Well, it is the worst drop in history. Just ahead how the coronavirus pandemic pushed the U.S. over an economic cliff and into record- breaking contraction.

(COMMERCIAL BREAK)

[04:27:54]

BRUNHUBER: Welcome back to you, our viewers in the United States and around the world.

The second quarter U.S. GDP released on Thursday confirms what most economists had feared, a massive contraction of the American economy thanks to coronavirus lockdowns. The annualized rate for the Gross Domestic Product plunged nearly 33 percent from April through June or 9.5 percent compared to the first quarter. And that is, believe it or not, the worst drop on record. And making matters worse, 1.4 million people filed for initial jobless claims last week. Up 12,000 from the previous week's revised figures.

With unemployment rates so high many Americans are now unable to pay their rent.

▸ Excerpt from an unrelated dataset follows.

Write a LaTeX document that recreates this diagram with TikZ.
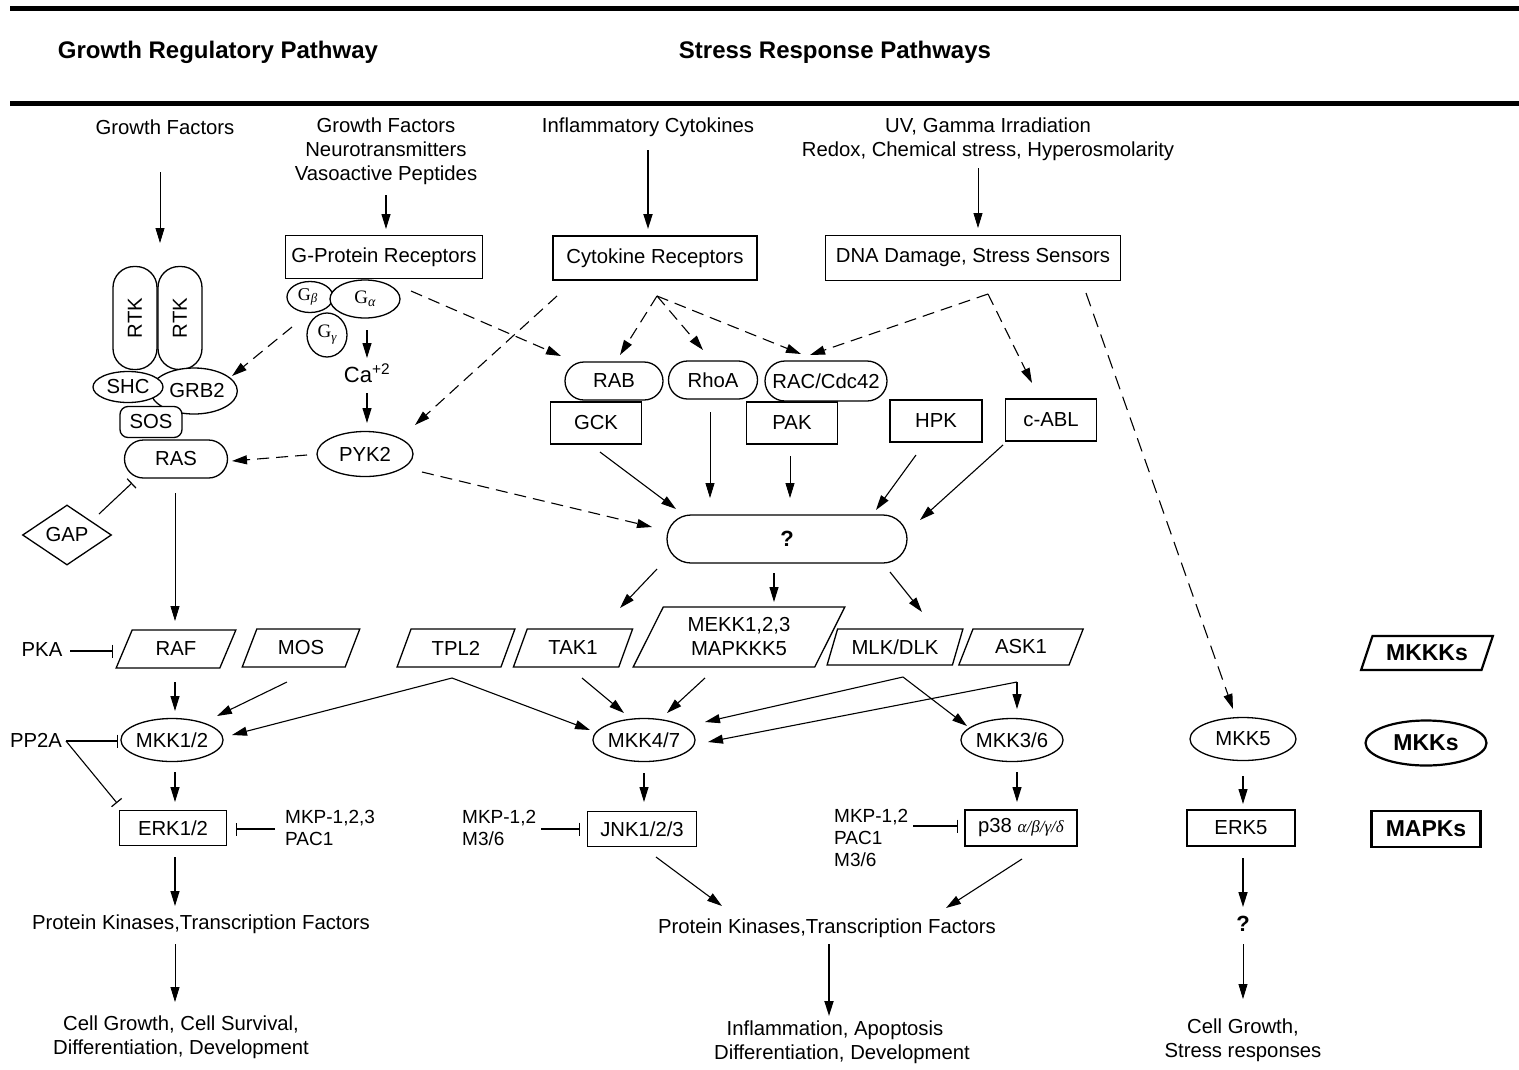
\documentclass[tikz,border=0pt]{standalone}
\usepackage{fontspec}
\setmainfont{Liberation Sans}
\newfontfamily\grk{Liberation Serif}
\usetikzlibrary{arrows.meta,shapes.geometric,shapes.misc,calc}

\begin{document}
\begin{tikzpicture}[x=1pt,y=-1pt,
  every node/.style={font=\fontsize{20.3}{24}\selectfont, inner sep=0pt},
  box/.style={draw, rectangle, line width=1.4pt, fill=white},
  ell/.style={draw, ellipse, line width=1.3pt, fill=white},
  para/.style={draw, trapezium, trapezium left angle=62, trapezium right angle=118,
               trapezium stretches=true, line width=1.3pt, fill=white, minimum height=38pt},
  pill/.style={draw, rounded rectangle, line width=1.3pt, fill=white},
  conn/.style={line width=1.1pt, -{Triangle[length=15pt,width=9pt]}},
  dsh/.style={conn, dash pattern=on 12pt off 7pt},
  inh/.style={line width=1.1pt, -{Bar[width=13pt,line width=1.2pt]}},
  hd/.style={font=\fontsize{24}{28}\selectfont\bfseries},
  legend/.style={line width=2.2pt, font=\fontsize{23}{26}\selectfont\bfseries},
  small/.style={font=\fontsize{19}{22}\selectfont}
]
\useasboundingbox (0,0) rectangle (1519,1069);

% header rules and titles
\draw[line width=5pt] (10,8) -- (1519,8);
\draw[line width=5pt] (10,103) -- (1519,103);
\node[hd] (hL) at (218,52) {Growth Regulatory Pathway};
\node[hd] (hR) at (835,52) {Stress Response Pathways};

% stimuli
\node (gf1) at (165,127) {Growth Factors};
\node[align=center] (gf2) at (386,151) {Growth Factors\\Neurotransmitters\\Vasoactive Peptides};
\node (infl) at (648,127) {Inflammatory Cytokines};
\node[align=center] (uv) at (988,139) {UV, Gamma Irradiation\\Redox, Chemical stress, Hyperosmolarity};

% receptors
\node[box, minimum width=197pt, minimum height=43pt] (gpr) at (384,257) {G-Protein Receptors};
\node[box, minimum width=204pt, minimum height=44pt] (cytr) at (655,258) {Cytokine Receptors};
\node[box, minimum width=295pt, minimum height=45pt] (dna) at (973,258) {DNA Damage, Stress Sensors};

% receptor tyrosine kinase complex
\node[draw, rounded corners=21pt, rotate=90, minimum width=103pt, minimum height=44pt,
      line width=1.3pt, fill=white] (rtk1) at (135,318) {RTK};
\node[draw, rounded corners=21pt, rotate=90, minimum width=103pt, minimum height=44pt,
      line width=1.3pt, fill=white] (rtk2) at (180,318) {RTK};
\node[ell, minimum width=72pt, minimum height=46pt] (grb2) at (194,391) {\hspace*{6pt}GRB2};
\node[ell, minimum width=70pt, minimum height=31pt] (shc) at (128,387) {SHC};
\node[draw, rounded corners=8pt, line width=1.3pt, fill=white,
      minimum width=62pt, minimum height=31pt] (sos) at (151,422) {SOS};
\node[pill, minimum width=103pt, minimum height=38pt] (ras) at (176,459) {RAS};
\node[draw, diamond, line width=1.3pt, minimum width=89pt, minimum height=60pt] (gap) at (67,535) {GAP};

% heterotrimeric G protein
\node[ell, minimum width=46pt, minimum height=31pt] (gb) at (310,297)
  {\grk\fontsize{18}{18}\selectfont G\raisebox{-2pt}{\fontsize{13}{13}\selectfont\itshape β}\hspace*{5pt}};
\node[ell, minimum width=70pt, minimum height=38pt] (ga) at (365,299)
  {\grk\fontsize{19}{19}\selectfont G\raisebox{-3pt}{\fontsize{14}{14}\selectfont\itshape α}};
\node[ell, minimum width=40pt, minimum height=44pt] (gg) at (327,335)
  {\grk\fontsize{19}{19}\selectfont G\raisebox{-4pt}{\fontsize{13}{13}\selectfont\itshape γ}};
\node[font=\fontsize{22}{24}\selectfont] (ca) at (367,373) {Ca\textsuperscript{+2}};
\node[ell, minimum width=96pt, minimum height=45pt] (pyk2) at (365,454) {PYK2};

% small GTPases and upstream kinases
\node[box, minimum width=91pt, minimum height=42pt] (gck) at (596,423) {GCK};
\node[box, minimum width=91pt, minimum height=42pt] (pak) at (792,423) {PAK};
\node[box, minimum width=92pt, minimum height=42pt] (hpk) at (936,421) {HPK};
\node[box, minimum width=91pt, minimum height=42pt] (cabl) at (1051,420) {c-ABL};
\node[pill, minimum width=98pt, minimum height=38pt] (rab) at (614,381) {RAB};
\node[pill, minimum width=89pt, minimum height=38pt] (rhoa) at (713,380) {RhoA};
\node[pill, minimum width=122pt, minimum height=40pt] (rac) at (826,381) {RAC/Cdc42};
\node[pill, minimum width=240pt, minimum height=48pt, font=\fontsize{22}{24}\selectfont\bfseries] (q) at (787,539) {?};

% MAP kinase kinase kinases
\node[para, minimum width=120pt] (raf) at (176,649) {RAF};
\node[para, minimum width=118pt] (mos) at (301,648) {MOS};
\node[para, minimum width=118pt] (tpl2) at (456,648) {TPL2};
\node[para, minimum width=120pt] (tak1) at (573,648) {TAK1};
\node[para, minimum width=212pt, minimum height=60pt, align=center] (mekk) at (739,637) {MEKK1,2,3\\MAPKKK5};
\node[para, minimum width=136pt, minimum height=36pt] (mlk) at (895,647) {MLK/DLK};
\node[para, minimum width=125pt, minimum height=36pt] (ask1) at (1021,647) {ASK1};
\node[para, legend, minimum width=132pt, minimum height=34pt] (mkkks) at (1427,653) {MKKKs};

% MAP kinase kinases
\node[ell, minimum width=100pt, minimum height=43pt] (mkk12) at (172,740) {MKK1/2};
\node[ell, minimum width=100pt, minimum height=43pt] (mkk47) at (644,740) {MKK4/7};
\node[ell, minimum width=101pt, minimum height=43pt] (mkk36) at (1012,740) {MKK3/6};
\node[ell, minimum width=106pt, minimum height=43pt] (mkk5) at (1243,739) {MKK5};
\node[ell, legend, minimum width=121pt, minimum height=45pt] (mkks) at (1426,743) {MKKs};

% MAP kinases
\node[box, minimum width=107pt, minimum height=35pt] (erk12) at (173,828) {ERK1/2};
\node[box, minimum width=109pt, minimum height=35pt] (jnk) at (642,829) {JNK1/2/3};
\node[box, minimum width=112pt, minimum height=36pt] (p38) at (1021,828)
  {p38 {\grk\itshape\fontsize{17}{17}\selectfont α/β/γ/δ}};
\node[box, minimum width=108pt, minimum height=36pt] (erk5) at (1241,828) {ERK5};
\node[box, legend, minimum width=109pt, minimum height=36pt] (mapks) at (1426,829) {MAPKs};

% regulators
\node (pka) at (42,650) {PKA};
\node (pp2a) at (36,740) {PP2A};
\node[anchor=west, align=left, small] (mkpL) at (285,828) {MKP-1,2,3\\PAC1};
\node[anchor=west, align=left, small] (mkpM) at (462,828) {MKP-1,2\\M3/6};
\node[anchor=west, align=left, small] (mkpR) at (834,838) {MKP-1,2\\PAC1\\M3/6};

% downstream targets and outcomes
\node (pktfL) at (201,924) {Protein Kinases,Transcription Factors};
\node (pktfM) at (827,928) {Protein Kinases,Transcription Factors};
\node[font=\fontsize{22}{24}\selectfont\bfseries] (qR) at (1243,924) {?};
\node[align=center] (outL) at (181,1037) {Cell Growth, Cell Survival,\\Differentiation, Development};
\node[align=center] (outM) at (835,1042) {Inflammation, Apoptosis\\\hspace*{14pt}Differentiation, Development};
\node[align=center] (outR) at (1243,1040) {Cell Growth,\\Stress responses};

% ---- connectors ----
\draw[conn, line width=0.8pt] ($(gf1)+(-5,45)$) -- ($(rtk1)+(25,-75)$);
\draw[conn] ($(gf2)+(0,44)$) -- ($(gpr)+(2,-28)$);
\draw[conn, line width=1.8pt] ($(infl)+(0,23)$) -- ($(cytr)+(-7,-29)$);
\draw[conn, line width=0.8pt] ($(uv)+(-10,29)$) -- ($(dna)+(5,-30)$);

\draw[dsh] ($(gg)+(-35,-8)$) -- ($(grb2)+(38,-15)$);
\draw[conn] ($(ga)+(2,31)$) -- ($(ca)+(0,-15)$);
\draw[conn] ($(ca)+(0,20)$) -- ($(pyk2)+(2,-31)$);
\draw[dsh] ($(pyk2)+(-58,1)$) -- ($(ras)+(56,2)$);
\draw[dsh] ($(ga)+(46,-8)$) -- ($(rab)+(-53,-25)$);
\draw[dsh] ($(cytr)+(-98,38)$) -- ($(pyk2)+(50,-29)$);

\coordinate (capex) at ($(cytr)+(2,38)$);
\draw[dsh] (capex) -- ($(rab)+(6,-26)$);
\draw[dsh] (capex) -- ($(rhoa)+(-10,-30)$);
\draw[dsh] (capex) -- ($(rac)+(-25,-27)$);
\coordinate (dapex) at ($(dna)+(15,36)$);
\draw[dsh] (dapex) -- ($(rac)+(-16,-26)$);
\draw[dsh] (dapex) -- ($(cabl)+(-19,-37)$);
\draw[dsh, dash pattern=on 14pt off 8pt] ($(dna)+(113,35)$) -- ($(mkk5)+(-10,-30)$);

\draw[conn] ($(gck)+(4,29)$) -- ($(q)+(-111,-30)$);
\draw[conn, line width=0.8pt] ($(rhoa)+(-3,32)$) -- ($(q)+(-77,-41)$);
\draw[conn, line width=0.8pt] ($(pak)+(-2,33)$) -- ($(q)+(3,-41)$);
\draw[conn] ($(hpk)+(-20,34)$) -- ($(q)+(89,-29)$);
\draw[conn] ($(cabl)+(-48,25)$) -- ($(q)+(133,-19)$);
\draw[dsh] ($(pyk2)+(57,18)$) -- ($(q)+(-135,-12)$);

\draw[conn] ($(q)+(-130,30)$) -- ($(tak1)+(47,-40)$);
\draw[conn] ($(q)+(-13,34)$) -- ($(mekk)+(35,-35)$);
\draw[conn] ($(q)+(103,33)$) -- ($(mlk)+(27,-35)$);

\draw[conn, line width=0.8pt] ($(ras)+(-1,34)$) -- ($(raf)+(-1,-28)$);
\draw[inh] ($(gap)+(32,-21)$) -- ($(ras)+(-44,24)$);
\draw[inh] ($(pka)+(28,1)$) -- ($(raf)+(-63,2)$);

\draw[conn] ($(raf)+(-1,33)$) -- ($(mkk12)+(3,-29)$);
\draw[conn] ($(mos)+(-14,34)$) -- ($(mkk12)+(45,-24)$);
\coordinate (tapex) at ($(tpl2)+(-4,30)$);
\draw[conn] (tapex) -- ($(mkk12)+(60,-5)$);
\draw[conn] (tapex) -- ($(mkk47)+(-54,-10)$);
\draw[conn] ($(tak1)+(9,30)$) -- ($(mkk47)+(-20,-27)$);
\draw[conn] ($(mekk)+(-34,41)$) -- ($(mkk47)+(23,-27)$);
\coordinate (mapex) at ($(mlk)+(8,30)$);
\draw[conn] (mapex) -- ($(mkk47)+(61,-18)$);
\draw[conn] (mapex) -- ($(mkk36)+(-45,-14)$);
\coordinate (aapex) at ($(ask1)+(-4,35)$);
\draw[conn] (aapex) -- ($(mkk36)+(5,-31)$);
\draw[conn] (aapex) -- ($(mkk47)+(64,2)$);

\draw[conn] ($(mkk12)+(3,32)$) -- ($(erk12)+(2,-26)$);
\draw[inh] ($(pp2a)+(30,1)$) -- ($(mkk12)+(-54,1)$);
\draw[inh] ($(pp2a)+(30,1)$) -- ($(erk12)+(-56,-25)$);
\draw[inh] ($(mkpL.west)+(-10,1)$) -- ($(erk12)+(63,1)$);
\draw[conn] ($(erk12)+(2,29)$) -- ($(pktfL)+(-26,-18)$);
\draw[conn, line width=0.8pt] ($(pktfL)+(-26,20)$) -- ($(outL)+(-6,-35)$);

\draw[conn] ($(mkk47)+(0,33)$) -- ($(jnk)+(2,-27)$);
\draw[inh] ($(mkpM.west)+(79,1)$) -- ($(jnk)+(-62,0)$);
\draw[conn] ($(mkk36)+(5,32)$) -- ($(p38)+(-4,-26)$);
\draw[inh] ($(mkpR.west)+(79,-12)$) -- ($(p38)+(-63,-2)$);
\draw[conn] ($(jnk)+(14,28)$) -- ($(pktfM)+(-105,-22)$);
\draw[conn] ($(p38)+(1,31)$) -- ($(pktfM)+(119,-20)$);
\draw[conn, line width=1.8pt] ($(pktfM)+(2,16)$) -- ($(outM)+(-6,-26)$);

\draw[conn] ($(mkk5)+(0,37)$) -- ($(erk5)+(2,-24)$);
\draw[conn, line width=1.6pt] ($(erk5)+(2,30)$) -- ($(qR)+(0,-17)$);
\draw[conn, line width=0.8pt] ($(qR)+(0,20)$) -- ($(outR)+(0,-41)$);

\end{tikzpicture}
\end{document}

CNN's Abby Phillip talked with one woman who lives in fear of eviction.

(BEGIN VIDEOTAPE)

ABBY PHILLIP, CNN CORRESPONDENT (voice-over): Even on a good day making ends meet was a struggle for Georgia resident Pamela Frink.

PAMELA FRINK, GEORGIA RESIDENT: Every month even working multiple jobs I'm robbing Peter to pay Paul.

PHILLIP: Then came the coronavirus pandemic and Pamela lost one of her jobs working at the Atlanta Hawks arena, a job she needed in order to pay her $1200 a month rent and take care of his 6-year-old daughter Jada.

FRINK: One job is not going to cover my day-to-day bills which are necessities like your rent, your lights, your car insurance, food.

PHILLIP: Like millions of Americans, unemployment insurance and that crucial extra $600 a week injection into the system by the federal government has been a lifeline and one that could soon disappear. FRINK: So now that I have the fear or the knowing that it will end

soon it's kind of like, OK, so now what do I do to be able to maintain my livelihood.

PHILLIP: Experts estimate that about 20 percent of the 110 million renters in the United States could face eviction later this year due to the pandemic, especially when a federal boost in unemployment insurance expires at the end of the month.

PIERCE HAND, STAFF ATTORNEY, STANDING WITH OUR NEIGHBORS: Folks have not been paying rent since possibly February, March. That's six months of not being able to make rent.

PHILLIP: Atlanta lawyer Pierce Hand works with tenants like Pamela who have lost jobs and are at risk of falling into a deep hole of housing debt, the consequences could be dire.